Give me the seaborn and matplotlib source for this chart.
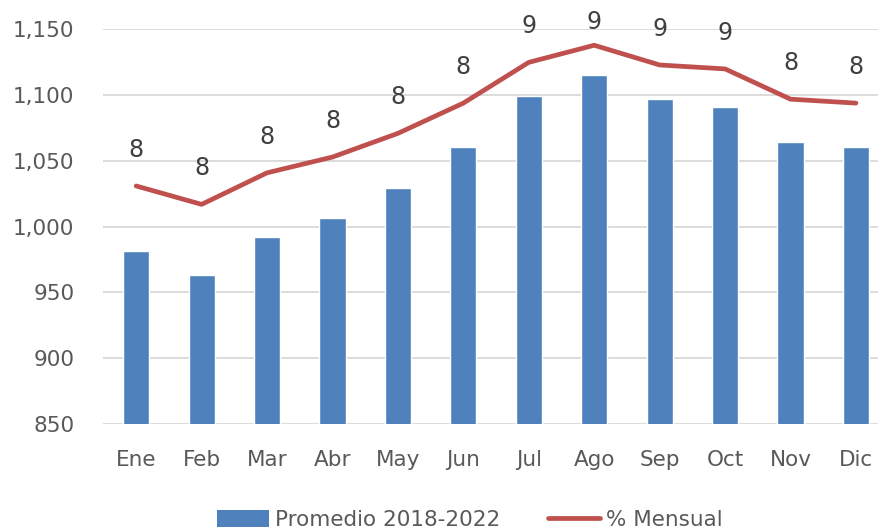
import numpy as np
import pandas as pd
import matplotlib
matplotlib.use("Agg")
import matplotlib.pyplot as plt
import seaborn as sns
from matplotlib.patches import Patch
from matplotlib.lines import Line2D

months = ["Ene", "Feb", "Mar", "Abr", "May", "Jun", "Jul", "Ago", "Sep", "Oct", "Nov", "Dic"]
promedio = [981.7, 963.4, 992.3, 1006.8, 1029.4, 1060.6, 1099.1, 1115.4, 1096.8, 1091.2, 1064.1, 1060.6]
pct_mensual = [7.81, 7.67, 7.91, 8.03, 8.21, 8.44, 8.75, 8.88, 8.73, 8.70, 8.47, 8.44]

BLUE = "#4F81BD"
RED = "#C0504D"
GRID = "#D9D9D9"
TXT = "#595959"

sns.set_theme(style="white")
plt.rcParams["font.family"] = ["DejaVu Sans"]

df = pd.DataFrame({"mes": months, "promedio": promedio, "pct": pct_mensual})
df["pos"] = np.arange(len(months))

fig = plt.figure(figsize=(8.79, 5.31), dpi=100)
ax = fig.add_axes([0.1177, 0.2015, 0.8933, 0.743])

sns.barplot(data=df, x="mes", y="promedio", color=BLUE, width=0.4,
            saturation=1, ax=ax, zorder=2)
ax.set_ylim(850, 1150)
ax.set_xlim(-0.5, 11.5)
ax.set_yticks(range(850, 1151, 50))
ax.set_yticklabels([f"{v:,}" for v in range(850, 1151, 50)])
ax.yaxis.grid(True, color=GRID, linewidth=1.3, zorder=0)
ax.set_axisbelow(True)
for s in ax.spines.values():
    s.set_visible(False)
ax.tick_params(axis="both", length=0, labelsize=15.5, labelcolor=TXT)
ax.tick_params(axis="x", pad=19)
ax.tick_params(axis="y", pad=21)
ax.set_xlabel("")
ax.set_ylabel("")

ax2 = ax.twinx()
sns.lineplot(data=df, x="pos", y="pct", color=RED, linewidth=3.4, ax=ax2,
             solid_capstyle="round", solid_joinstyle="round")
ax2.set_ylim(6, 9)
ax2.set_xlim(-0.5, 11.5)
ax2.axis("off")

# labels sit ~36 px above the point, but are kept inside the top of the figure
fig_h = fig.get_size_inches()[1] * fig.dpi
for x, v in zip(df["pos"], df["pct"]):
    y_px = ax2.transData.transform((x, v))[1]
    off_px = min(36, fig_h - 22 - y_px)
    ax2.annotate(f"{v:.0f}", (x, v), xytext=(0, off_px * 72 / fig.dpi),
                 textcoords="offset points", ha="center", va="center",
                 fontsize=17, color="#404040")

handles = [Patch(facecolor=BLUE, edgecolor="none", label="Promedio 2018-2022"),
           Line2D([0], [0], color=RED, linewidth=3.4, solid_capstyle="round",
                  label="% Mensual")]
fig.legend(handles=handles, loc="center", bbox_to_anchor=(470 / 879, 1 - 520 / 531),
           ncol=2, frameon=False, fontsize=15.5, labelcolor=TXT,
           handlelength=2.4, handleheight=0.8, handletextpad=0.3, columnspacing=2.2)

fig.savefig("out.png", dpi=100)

WORK REQUIRED: Look at the listing and set down only the lines from its start through the line with "ax = fig.add_axes([0.1177, 0.2015, 0.8933, 0.743])", word for word and without pictures.

THE OUTPUT:
Give me the seaborn and matplotlib source for this chart.
import numpy as np
import pandas as pd
import matplotlib
matplotlib.use("Agg")
import matplotlib.pyplot as plt
import seaborn as sns
from matplotlib.patches import Patch
from matplotlib.lines import Line2D

months = ["Ene", "Feb", "Mar", "Abr", "May", "Jun", "Jul", "Ago", "Sep", "Oct", "Nov", "Dic"]
promedio = [981.7, 963.4, 992.3, 1006.8, 1029.4, 1060.6, 1099.1, 1115.4, 1096.8, 1091.2, 1064.1, 1060.6]
pct_mensual = [7.81, 7.67, 7.91, 8.03, 8.21, 8.44, 8.75, 8.88, 8.73, 8.70, 8.47, 8.44]

BLUE = "#4F81BD"
RED = "#C0504D"
GRID = "#D9D9D9"
TXT = "#595959"

sns.set_theme(style="white")
plt.rcParams["font.family"] = ["DejaVu Sans"]

df = pd.DataFrame({"mes": months, "promedio": promedio, "pct": pct_mensual})
df["pos"] = np.arange(len(months))

fig = plt.figure(figsize=(8.79, 5.31), dpi=100)
ax = fig.add_axes([0.1177, 0.2015, 0.8933, 0.743])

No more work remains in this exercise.